[begin Collected material]
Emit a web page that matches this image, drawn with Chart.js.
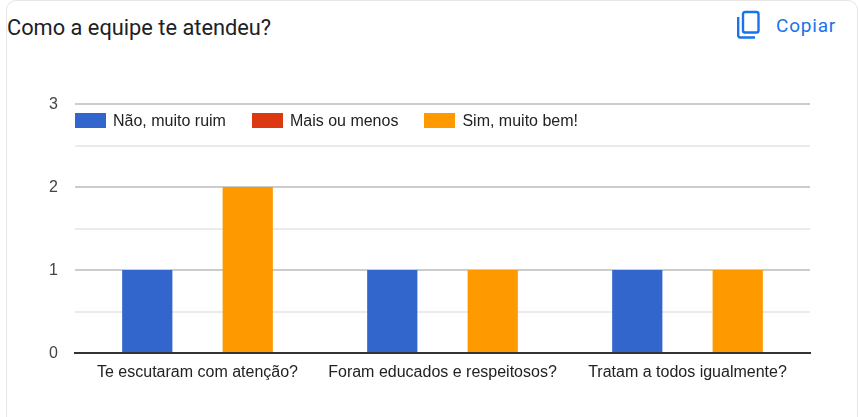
<!DOCTYPE html>
<html lang="pt-BR">
<head>
<meta charset="UTF-8">
<title>Como a equipe te atendeu?</title>
<script src="https://cdn.jsdelivr.net/npm/chart.js"></script>
<style>
    html, body { margin: 0; padding: 0; background: #fff; width: 859px; height: 417px; overflow: hidden; }
    .card { position: absolute; left: 6px; top: 0; width: 852px; height: 440px; box-sizing: border-box; border: 1px solid #e6e6e6; border-radius: 10px; }
    .titulo { position: absolute; left: 7px; top: 15px; font: 21.8px Roboto, sans-serif; color: #202124; white-space: nowrap; }
    .copiar { position: absolute; left: 776px; top: 14px; font: 19px Roboto, sans-serif; color: #1a73e8; letter-spacing: 0.8px; }
    .icone { position: absolute; left: 736px; top: 10px; }
    #grafico { position: absolute; left: 0; top: 0; }
    #legenda { position: absolute; left: 75px; top: 110px; display: flex; gap: 26px; font: 16px/21px "Liberation Sans", sans-serif; color: #222; }
    #legenda div { display: flex; align-items: center; gap: 7px; }
    #legenda i { display: block; width: 31px; height: 15px; }
</style>
</head>
<body>
    <div class="card"></div>
    <div class="titulo">Como a equipe te atendeu?</div>
    <svg class="icone" width="26" height="30" viewBox="0 0 26 30">
        <rect x="7" y="2" width="15.5" height="20.5" rx="2" fill="none" stroke="#1a73e8" stroke-width="2.4"/>
        <path d="M2.2 7 V25.5 a2 2 0 0 0 2 2 H19" fill="none" stroke="#1a73e8" stroke-width="2.4"/>
    </svg>
    <div class="copiar">Copiar</div>
    <canvas id="grafico" width="859" height="417"></canvas>
    <div id="legenda"></div>
    <script>
        const perguntas = ['Te escutaram com atenção?', 'Foram educados e respeitosos?', 'Tratam a todos igualmente?'];
        const naoMuitoRuim = [1, 1, 1];
        const maisOuMenos = [0, 0, 0];
        const simMuitoBem = [2, 1, 1];

        const grafico = new Chart(document.getElementById('grafico'), {
            type: 'bar',
            data: {
                labels: perguntas,
                datasets: [
                    { label: 'Não, muito ruim', data: naoMuitoRuim, backgroundColor: '#3366cc' },
                    { label: 'Mais ou menos', data: maisOuMenos, backgroundColor: '#dc3912' },
                    { label: 'Sim, muito bem!', data: simMuitoBem, backgroundColor: '#ff9900' }
                ]
            },
            options: {
                responsive: false,
                animation: false,
                layout: { padding: { top: 104, right: 49, bottom: 0, left: 0 } },
                datasets: { bar: { categoryPercentage: 0.615, barPercentage: 1 } },
                scales: {
                    y: {
                        min: 0,
                        max: 3,
                        afterFit: scale => { scale.width = 75; },
                        border: { display: false },
                        grid: {
                            drawTicks: false,
                            lineWidth: 2,
                            color: ctx => ctx.tick.value === 0 ? 'transparent' : (Number.isInteger(ctx.tick.value) ? '#cccccc' : '#ebebeb')
                        },
                        ticks: {
                            stepSize: 0.5,
                            padding: 17,
                            labelOffset: 1,
                            color: '#444444',
                            font: { family: 'Liberation Sans', size: 16 },
                            callback: v => Number.isInteger(v) ? v : ''
                        }
                    },
                    x: {
                        afterFit: scale => { scale.height = 64; },
                        border: { display: true, color: '#333333', width: 2 },
                        grid: { display: false, drawTicks: false },
                        ticks: {
                            padding: 10,
                            maxRotation: 0,
                            color: '#222222',
                            font: { family: 'Liberation Sans', size: 16 }
                        }
                    }
                },
                plugins: {
                    tooltip: { enabled: false },
                    legend: { display: false }
                }
            }
        });

        // legenda sobre a área do gráfico, como no original
        const legenda = document.getElementById('legenda');
        grafico.data.datasets.forEach(ds => {
            const item = document.createElement('div');
            const caixa = document.createElement('i');
            caixa.style.background = ds.backgroundColor;
            item.appendChild(caixa);
            item.appendChild(document.createTextNode(ds.label));
            legenda.appendChild(item);
        });
    </script>
</body>
</html>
[end Collected material]
#### [What you are asked to do]
Reproduce the data verbatim. Do not carry any picture into the copy.

#### [Complete response]
Emit a web page that matches this image, drawn with Chart.js.
<!DOCTYPE html>
<html lang="pt-BR">
<head>
<meta charset="UTF-8">
<title>Como a equipe te atendeu?</title>
<script src="https://cdn.jsdelivr.net/npm/chart.js"></script>
<style>
    html, body { margin: 0; padding: 0; background: #fff; width: 859px; height: 417px; overflow: hidden; }
    .card { position: absolute; left: 6px; top: 0; width: 852px; height: 440px; box-sizing: border-box; border: 1px solid #e6e6e6; border-radius: 10px; }
    .titulo { position: absolute; left: 7px; top: 15px; font: 21.8px Roboto, sans-serif; color: #202124; white-space: nowrap; }
    .copiar { position: absolute; left: 776px; top: 14px; font: 19px Roboto, sans-serif; color: #1a73e8; letter-spacing: 0.8px; }
    .icone { position: absolute; left: 736px; top: 10px; }
    #grafico { position: absolute; left: 0; top: 0; }
    #legenda { position: absolute; left: 75px; top: 110px; display: flex; gap: 26px; font: 16px/21px "Liberation Sans", sans-serif; color: #222; }
    #legenda div { display: flex; align-items: center; gap: 7px; }
    #legenda i { display: block; width: 31px; height: 15px; }
</style>
</head>
<body>
    <div class="card"></div>
    <div class="titulo">Como a equipe te atendeu?</div>
    <svg class="icone" width="26" height="30" viewBox="0 0 26 30">
        <rect x="7" y="2" width="15.5" height="20.5" rx="2" fill="none" stroke="#1a73e8" stroke-width="2.4"/>
        <path d="M2.2 7 V25.5 a2 2 0 0 0 2 2 H19" fill="none" stroke="#1a73e8" stroke-width="2.4"/>
    </svg>
    <div class="copiar">Copiar</div>
    <canvas id="grafico" width="859" height="417"></canvas>
    <div id="legenda"></div>
    <script>
        const perguntas = ['Te escutaram com atenção?', 'Foram educados e respeitosos?', 'Tratam a todos igualmente?'];
        const naoMuitoRuim = [1, 1, 1];
        const maisOuMenos = [0, 0, 0];
        const simMuitoBem = [2, 1, 1];

        const grafico = new Chart(document.getElementById('grafico'), {
            type: 'bar',
            data: {
                labels: perguntas,
                datasets: [
                    { label: 'Não, muito ruim', data: naoMuitoRuim, backgroundColor: '#3366cc' },
                    { label: 'Mais ou menos', data: maisOuMenos, backgroundColor: '#dc3912' },
                    { label: 'Sim, muito bem!', data: simMuitoBem, backgroundColor: '#ff9900' }
                ]
            },
            options: {
                responsive: false,
                animation: false,
                layout: { padding: { top: 104, right: 49, bottom: 0, left: 0 } },
                datasets: { bar: { categoryPercentage: 0.615, barPercentage: 1 } },
                scales: {
                    y: {
                        min: 0,
                        max: 3,
                        afterFit: scale => { scale.width = 75; },
                        border: { display: false },
                        grid: {
                            drawTicks: false,
                            lineWidth: 2,
                            color: ctx => ctx.tick.value === 0 ? 'transparent' : (Number.isInteger(ctx.tick.value) ? '#cccccc' : '#ebebeb')
                        },
                        ticks: {
                            stepSize: 0.5,
                            padding: 17,
                            labelOffset: 1,
                            color: '#444444',
                            font: { family: 'Liberation Sans', size: 16 },
                            callback: v => Number.isInteger(v) ? v : ''
                        }
                    },
                    x: {
                        afterFit: scale => { scale.height = 64; },
                        border: { display: true, color: '#333333', width: 2 },
                        grid: { display: false, drawTicks: false },
                        ticks: {
                            padding: 10,
                            maxRotation: 0,
                            color: '#222222',
                            font: { family: 'Liberation Sans', size: 16 }
                        }
                    }
                },
                plugins: {
                    tooltip: { enabled: false },
                    legend: { display: false }
                }
            }
        });

        // legenda sobre a área do gráfico, como no original
        const legenda = document.getElementById('legenda');
        grafico.data.datasets.forEach(ds => {
            const item = document.createElement('div');
            const caixa = document.createElement('i');
            caixa.style.background = ds.backgroundColor;
            item.appendChild(caixa);
            item.appendChild(document.createTextNode(ds.label));
            legenda.appendChild(item);
        });
    </script>
</body>
</html>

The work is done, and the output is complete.